Flux : entre fiction et narration

Il faut distinguer ce qui relève de la visualisation du flux (http://infosthetics.com) des fictions du flux (http://mouchette.org).

Les premières malgré leurs habilités visuelles (http://packetgarden.com) jouent sur la scène de la représentation et de la traduction des données (visualiser quelquechose, des chiffres, sous une autre forme, des images par exemple). Et en ce sens, elles rentrent dans la tradition de la citation et de l’auto-référentialité (car ce flux traduit reste du flux). Ainsi Mathieu Laurette et sa répétition médiatique. Ainsi tous les projets permettant de voir le flux internet en extirpant des informations esthétiquement “utiles”.

C’est la fameuse notion de Zeitgeist dont l’usage s’est aujourd’hui étrangement généralisé sur Internet pour désigner l’esprit du temps, la quantification et la visualisation à un moment donné de certaines données interprétables. Le Zeigeist c’est une coupe temporaire dans le flux, un décodage si vous préférez, qui dit ce qu’est le flux à un moment donné, donc ce que sont les esprits. On peut ainsi obtenir un effet impressionnant de masse, avoir le sentiment de sentir ce Zeitgeist, cette communauté silencieuse du réseau, comme si nous entendions les murmures intérieurs des habitants d’une ville (Les ailes du désir).

Les secondes formes proviennent d’une autre tradition, celle qui relie et disjoint l’art et la vie: invention de sa vie, d’autres vies, d’autres flux. Ce sont les travaux qui proposent des identités “factices”, de “fausses” informations, qui ne font pas une extraction dans le flux, mais qui ajoutent du flux au flux, encore et encore. Et en ce sens là elles ne racontent pas, comme dans le cas de la visualisation du flux, elles le fictionnalisent. Cette différence est fondamentale car dans le premier cas il s’agit bien de narration au sens où entre le flux et nous il y a un intermédiaire qui nous raconte, c’est le narrateur. Celui-ci a l’autorité pour raconter, cette autorité lui accorde le droit de traduire les données du flux en autre chose, c’est-à-dire de les visualiser, de les rendre sensible, perceptible d’une façon ou d’une autre selon une décision arbitraire. Bref de prendre la matière (les données) et de lui donner une autre forme. Dans le cas de la fictionnalisation du flux, cette autorité fait défaut, elle déjoue ses effets d’avance parce qu’elle ne repose pas sur un discours de vérité et de Zeigeist: regardez donc l’esprit du temps! Ce qu’est le flux du réseau, là, maintenant! Elle dit d’avance sa fiction comme fiction.

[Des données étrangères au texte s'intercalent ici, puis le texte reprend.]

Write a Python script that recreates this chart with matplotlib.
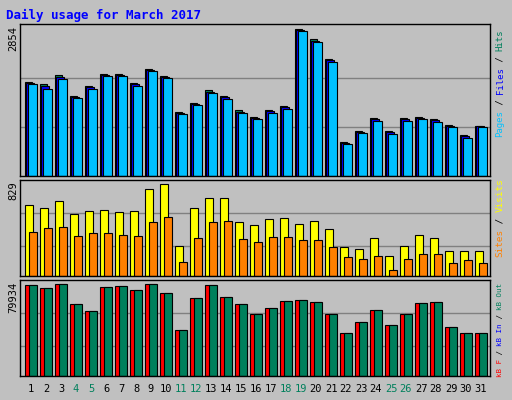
import numpy as np
import matplotlib
matplotlib.use("Agg")
import matplotlib.pyplot as plt

days = np.arange(1, 32)
weekend = [4, 5, 11, 12, 18, 19, 25, 26]

hits = [1829, 1784, 1959, 1557, 1751, 1985, 1985, 1810, 2082, 1939, 1239, 1420, 1673, 1557, 1284, 1142,
        1284, 1362, 2854, 2659, 2277, 655, 876, 1129, 876, 1129, 1148, 1109, 992, 798, 973]
files = [1800, 1750, 1920, 1530, 1720, 1960, 1960, 1780, 2060, 1920, 1220, 1400, 1640, 1530, 1250, 1125,
         1255, 1335, 2830, 2630, 2245, 640, 855, 1100, 845, 1100, 1130, 1080, 970, 770, 963]
pages = [1790, 1693, 1887, 1518, 1693, 1946, 1946, 1751, 2043, 1907, 1206, 1382, 1615, 1498, 1226, 1109,
         1226, 1304, 2815, 2601, 2218, 623, 837, 1070, 817, 1070, 1109, 1051, 953, 739, 953]
visits = [639, 612, 675, 558, 585, 594, 576, 585, 784, 829, 268, 612, 702, 702, 485, 458,
          512, 521, 467, 494, 422, 259, 241, 341, 178, 268, 368, 341, 223, 223, 223]
sites = [395, 431, 440, 359, 386, 386, 368, 359, 485, 531, 124, 341, 485, 494, 332, 304,
         350, 350, 323, 323, 259, 169, 151, 178, 51, 151, 196, 196, 115, 142, 115]
kbytes = [78771, 76165, 79934, 62264, 56182, 77034, 77902, 74427, 79934, 71821, 39675, 67477, 78771,
          68346, 62264, 53576, 58789, 64870, 65739, 64002, 53576, 37069, 46626, 57051, 44019, 53576,
          63133, 64002, 42282, 37069, 37069]

BG = "#c0c0c0"
MONO = "DejaVu Sans Mono"
W, H = 512, 400

fig = plt.figure(figsize=(5.12, 4.0), dpi=100)
fig.patch.set_facecolor(BG)


def px_axes(y0, y1):
    # rect from image pixel coords (x 20..490, y top..bottom)
    ax = fig.add_axes([20 / W, 1 - y1 / H, 470 / W, (y1 - y0) / H])
    ax.set_facecolor(BG)
    ax.set_xlim(0.267, 31.6)
    ax.set_xticks([])
    ax.set_yticks([])
    for s in ax.spines.values():
        s.set_color("black")
        s.set_linewidth(1)
    return ax


kw = dict(edgecolor="black", linewidth=0.8, align="edge")

# hits / files / pages
ax1 = px_axes(24, 176)
ax1.set_ylim(0, 2854 * 152 / 147)
for g in (2854 / 3, 2854 * 2 / 3):
    ax1.axhline(g, color="#808080", lw=1, zorder=0)
ax1.bar(days - 0.4, hits, 0.5, color="#00805c", **kw)
ax1.bar(days - 0.3, files, 0.5, color="#0000ff", **kw)
ax1.bar(days - 0.2, pages, 0.58, color="#00c0ff", **kw)

# visits / sites
ax2 = px_axes(180, 276)
ax2.set_ylim(0, 829 * 96 / 91.7)
for g in (268, 567):
    ax2.axhline(g, color="#808080", lw=1, zorder=0)
ax2.bar(days - 0.4, visits, 0.56, color="#ffff00", **kw)
ax2.bar(days - 0.153, sites, 0.52, color="#ff8000", **kw)

# kbytes
ax3 = px_axes(280, 376)
ax3.set_ylim(0, 79934 * 96 / 92)
for g in (25774, 54445):
    ax3.axhline(g, color="#808080", lw=1, zorder=0)
ax3.bar(days - 0.4, kbytes, 0.76, color="#ff0000", **kw)
ax3.bar(days - 0.153, kbytes, 0.52, color="#00805c", **kw)

# day labels
for d in days:
    x = (31 + 15 * (d - 1)) / W
    fig.text(x, 1 - 389 / H, str(d), ha="center", va="center", family=MONO, fontsize=7.5,
             color="#00805c" if d in weekend else "black")

# left max labels
for txt, y in [("2854", 26), ("829", 181), ("79934", 282)]:
    fig.text(13 / W, 1 - y / H, txt, rotation=90, ha="center", va="top", family=MONO, fontsize=7.5)


# right legends (bottom to top)
def right_label(parts, ybot, step):
    y = ybot
    fs = step / 0.836
    for txt, col in parts:
        fig.text(500 / W, 1 - y / H, txt, rotation=90, ha="center", va="bottom",
                 family=MONO, fontsize=fs, color=col)
        y -= len(txt) * step


right_label([("Pages", "#00c0ff"), (" / ", "#000000"), ("Files", "#0000ff"),
             (" / ", "#000000"), ("Hits", "#00805c")], 137, 5.4)
right_label([("Sites", "#ff8000"), (" / ", "#000000"), ("Visits", "#ffff00")], 257, 5.6)
right_label([("kB F", "#ff0000"), (" / ", "#000000"), ("kB In", "#0000ff"),
             (" / ", "#000000"), ("kB Out", "#00805c")], 377, 4.5)

fig.text(6 / W, 1 - 15 / H, "Daily usage for March 2017", family=MONO, fontsize=9,
         fontweight="bold", color="#0000ff", va="center")

fig.savefig("out.png", dpi=100, facecolor=BG)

L’objectif de la visualisation du flux est la complétude, celui de la fictionnalisation l’incomplétude. En effet, dans la visualisation l’idée est de donner à voir ce qu’on ne voit habituellement que partiellement (sortir de l’objet partiel donc, voici le rêve de cette catégorie), donner à voir une totalité, celle-ci fut-elle fuyante. Lorsqu’on navigue sur Internet on ne croit voir qu’une parcelle infime du réseau, parcelle qui s’identifie à notre déplacement. Sur Internet on reproduit le partage de l’espace et du lieu produit du déplacement. En navigeant on présuppose un ensemble plus grand: il y a là de l’absolu. Et ce n’est donc pas le fait du hasard si la notion philosophique de Zeitgeist dans sa germanité même a su infiltrer le discours d’entreprises comme Flickr, Yahoo ou encore Google (http://www.google.com/press/zeitgeist.html). Il faut entendre dans le Zeitgeist une notion miroir du Volkgeist. Le Zeitgeist est l’historicité en tant que celle-ci est une matière qui influe sur la signification (Karl Löwith) comme lorsqu’on dit que quelque chose est dans l’air, dans l’air du temps. Cet air est le Zeit qui relie les esprits. Cet air est devenu un réseau faisant circuler du flux. Voltaire et Herder s’interrogent pour savoir “Quel est l’esprit du temps?”, c’est-à-dire de leur temps, et il faut savoir entendre dans cette question posée à l’esprit ou aux esprits quelque chose qui relève de la hantise (Jacques Derrida). L’esprit du temps revient-il ou est-il une nouveauté inanticipable et monstrueuse? Le Zeitgeist détermine donc un certain discours sur la manière dont on conçoit le temps comme futur calculable ou comme à venir incalculable, improgrammable. Il faudrait faire une analyse serrée du Zeitgeist courant de Kant à Hegel, de Johann Gottfried Herder à Schiller, de Marx à Heidegger, à Sartre également dans la “Critique de la raison dialectique”, pour comprendre comment cette notion a un tel succès aujourd’hui.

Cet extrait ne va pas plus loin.